• Work instructions: Extract all lines in the data that contain the word "LaTeX".

• Records for processing:
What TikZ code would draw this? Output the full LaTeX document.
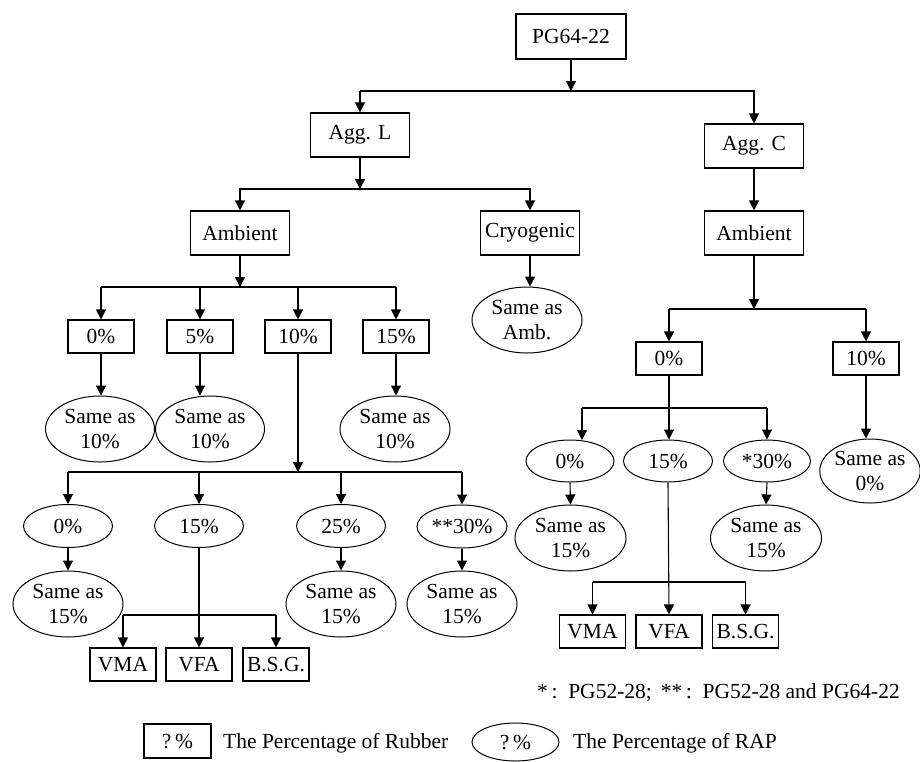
\documentclass[tikz,border=0pt]{standalone}
\usepackage{fontspec}
\setmainfont{Liberation Serif}
\usetikzlibrary{arrows.meta,shapes.geometric}
\begin{document}
\begin{tikzpicture}[x=1pt,y=-1pt,
  every node/.style={font=\fontsize{21.5}{25}\selectfont, inner sep=0pt},
  bx/.style={draw, line width=1.1pt, rectangle, minimum width=99pt, minimum height=44pt},
  sbx/.style={draw, line width=1.1pt, rectangle, minimum width=66pt, minimum height=33pt},
  el/.style={draw, line width=1pt, ellipse, minimum width=89pt, minimum height=43pt},
  bel/.style={draw, line width=1pt, ellipse, minimum width=110pt, minimum height=66pt, align=center},
  ln/.style={line width=1.1pt},
  arr/.style={line width=1.1pt, -{Triangle[width=10pt,length=10pt]}}]
\useasboundingbox (0,0) rectangle (920,761);

% top level
\node[bx, minimum width=110pt, minimum height=45pt] (pg) at (571,36.5) {PG64-22};
\node[bx] (aggL) at (360,135) {Agg. L};
\node[bx] (aggC) at (754,146) {Agg. C};
\node[bx] (ambL) at (240,233) {Ambient};
\node[bx] (cryo) at (530,233) {Cryogenic};
\node[bx] (ambR) at (754,233) {Ambient};

\coordinate (j1) at (571,91);
\draw[arr] (pg.south) -- (j1);
\draw[ln] (aggL.north |- j1) -- (j1);
\draw[arr] (j1) -| (aggC.north);
\draw[arr] (aggL.north |- j1) -- (aggL.north);

\coordinate (j2) at (360,189);
\draw[arr] (aggL.south) -- (j2);
\draw[arr] (j2) -| (ambL.north);
\draw[arr] (j2) -| (cryo.north);
\draw[arr] (aggC.south) -- (ambR.north);

% cryogenic
\node[bel, minimum width=110pt] (samb) at (527,320) {Same as\\Amb.};
\draw[arr] (cryo.south) -- (cryo.south |- samb.north);

% left ambient rubber
\node[sbx] (r0) at (101,336.5) {0\%};
\node[sbx] (r5) at (200,336.5) {5\%};
\node[sbx] (r10) at (298,336.5) {10\%};
\node[sbx] (r15) at (396,336.5) {15\%};
\coordinate (j3) at (240,287);
\draw[arr] (ambL.south) -- (j3);
\draw[ln] (r0.north |- j3) -- (r15.north |- j3);
\draw[arr] (r0.north |- j3) -- (r0.north);
\draw[arr] (r5.north |- j3) -- (r5.north);
\draw[arr] (r10.north |- j3) -- (r10.north);
\draw[arr] (r15.north |- j3) -- (r15.north);

\node[bel, minimum width=109pt] (s0) at (100,429) {Same as\\10\%};
\node[bel, minimum width=109pt] (s5) at (210,429) {Same as\\10\%};
\node[bel] (s15) at (395,429) {Same as\\10\%};
\draw[arr] (r0.south) -- (r0.south |- s0.north);
\draw[arr] (r5.south) -- (r5.south |- s5.north);
\draw[arr] (r15.south) -- (r15.south |- s15.north);

% RAP under 10%
\node[el] (e0) at (68,526) {0\%};
\node[el] (e15) at (199,526) {15\%};
\node[el] (e25) at (341,526) {25\%};
\node[el, minimum width=90pt] (e30) at (462,526.5) {**30\%};
\coordinate (j4) at (298,472);
\draw[arr] (r10.south) -- (j4);
\draw[ln] (e0.north |- j4) -- (e30.north |- j4);
\draw[arr] (e0.north |- j4) -- (e0.north);
\draw[arr] (e15.north |- j4) -- (e15.north);
\draw[arr] (e25.north |- j4) -- (e25.north);
\draw[arr] (e30.north |- j4) -- (e30.north);

\node[bel] (f0) at (68,604) {Same as\\15\%};
\node[bel] (f25) at (341,604) {Same as\\15\%};
\node[bel] (f30) at (462,604) {Same as\\15\%};
\draw[arr] (e0.south) -- (f0.north);
\draw[arr] (e25.south) -- (f25.north);
\draw[arr] (e30.south) -- (f30.north);

\node[sbx] (vma) at (123,664.5) {VMA};
\node[sbx] (vfa) at (199,664.5) {VFA};
\node[sbx] (bsg) at (276,664.5) {B.S.G.};
\coordinate (j5) at (199,615);
\draw[arr] (e15.south) -- (vfa.north);
\draw[ln] (vma.north |- j5) -- (bsg.north |- j5);
\draw[arr] (vma.north |- j5) -- (vma.north);
\draw[arr] (bsg.north |- j5) -- (bsg.north);

% right ambient
\node[sbx] (q0) at (669,358.5) {0\%};
\node[sbx] (q10) at (866,358.5) {10\%};
\coordinate (j6) at (754,309);
\draw[arr] (ambR.south) -- (j6);
\draw[ln] (q0.north |- j6) -- (q10.north |- j6);
\draw[arr] (q0.north |- j6) -- (q0.north);
\draw[arr] (q10.north |- j6) -- (q10.north);

\node[bel, minimum width=98pt, minimum height=64pt] (sq0) at (870,471) {Same as\\0\%};
\draw[arr] (q10.south) -- (q10.south |- sq0.north);

\node[el, minimum width=88pt, minimum height=42pt] (c0) at (570,461) {0\%};
\node[el, minimum width=89pt, minimum height=42pt] (c15) at (668,461) {15\%};
\node[el, minimum width=87pt, minimum height=42pt] (c30) at (767,461) {*30\%};
\coordinate (j7) at (669,408);
\coordinate (c0a) at (582,440);
\draw[arr] (q0.south) -- (q0.south |- c15.north);
\draw[ln] (c0a |- j7) -- (c30.north |- j7);
\draw[arr] (c0a |- j7) -- (c0a);
\draw[arr] (c30.north |- j7) -- (c30.north);

\node[bel, minimum width=111pt] (g0) at (570.5,538) {Same as\\15\%};
\node[bel, minimum width=111pt] (g30) at (766,538) {Same as\\15\%};
\draw[arr] (c0.south) -- (g0.north);
\draw[arr] (c30.south) -- (g30.north);

\node[sbx] (vma2) at (592.5,631.5) {VMA};
\node[sbx] (vfa2) at (669,631.5) {VFA};
\node[sbx] (bsg2) at (745.5,631.5) {B.S.G.};
\coordinate (j8) at (669,582);
\draw[arr] (c15.south) -- (vfa2.north);
\draw[ln] (vma2.north |- j8) -- (bsg2.north |- j8);
\draw[arr] (vma2.north |- j8) -- (vma2.north);
\draw[arr] (bsg2.north |- j8) -- (bsg2.north);

% notes and legend
\node (note) at (718.5,693) {*\,:\, PG52-28;\, **\,:\, PG52-28 and PG64-22};
\node[sbx, minimum width=67pt, minimum height=34pt] (lbox) at (177.5,741) {?\,\%};
\node[anchor=west] (ltxt1) at (223,743) {The Percentage of Rubber};
\node[el, minimum width=87pt, minimum height=38pt] (lel) at (515.5,742) {?\,\%};
\node[anchor=west] (ltxt2) at (573,743) {The Percentage of RAP};
\end{tikzpicture}
\end{document}
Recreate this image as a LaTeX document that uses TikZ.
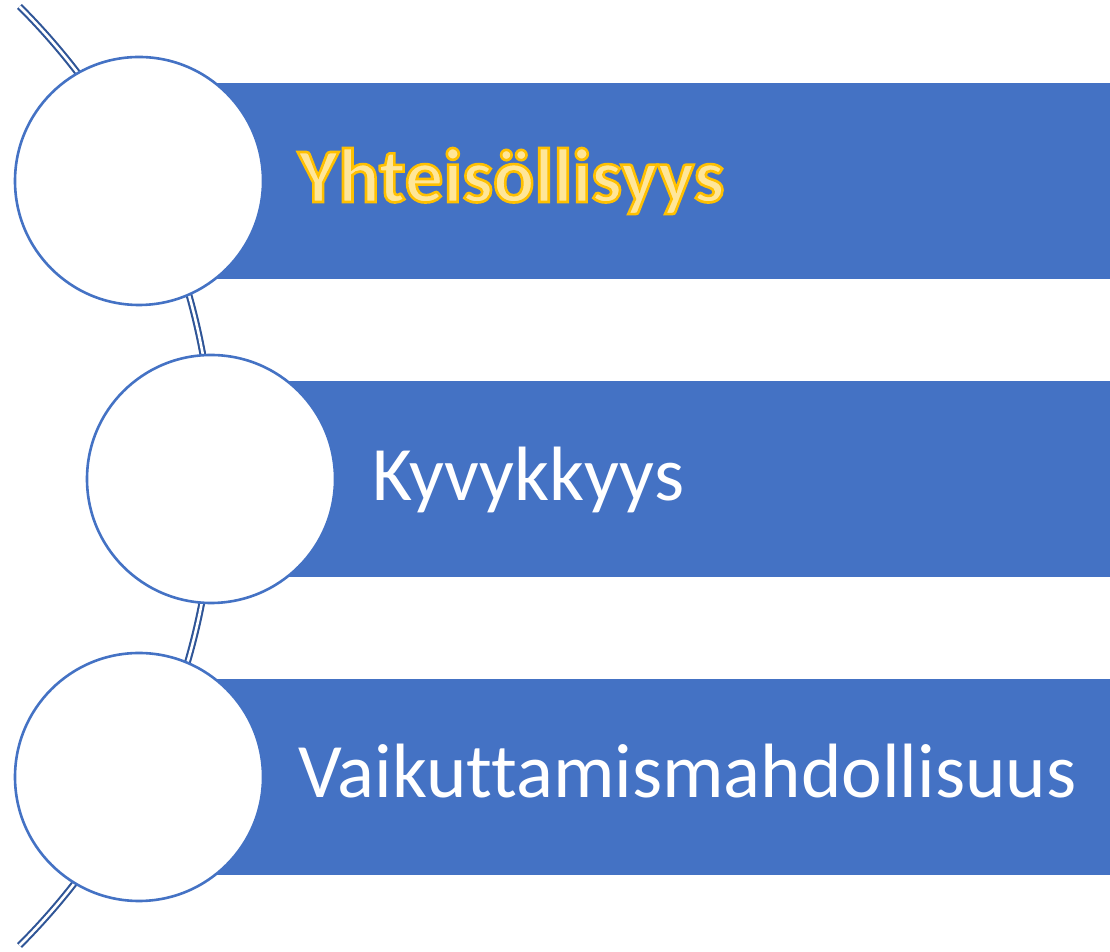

• Exercise solution:
What TikZ code would draw this? Output the full LaTeX document.
Recreate this image as a LaTeX document that uses TikZ.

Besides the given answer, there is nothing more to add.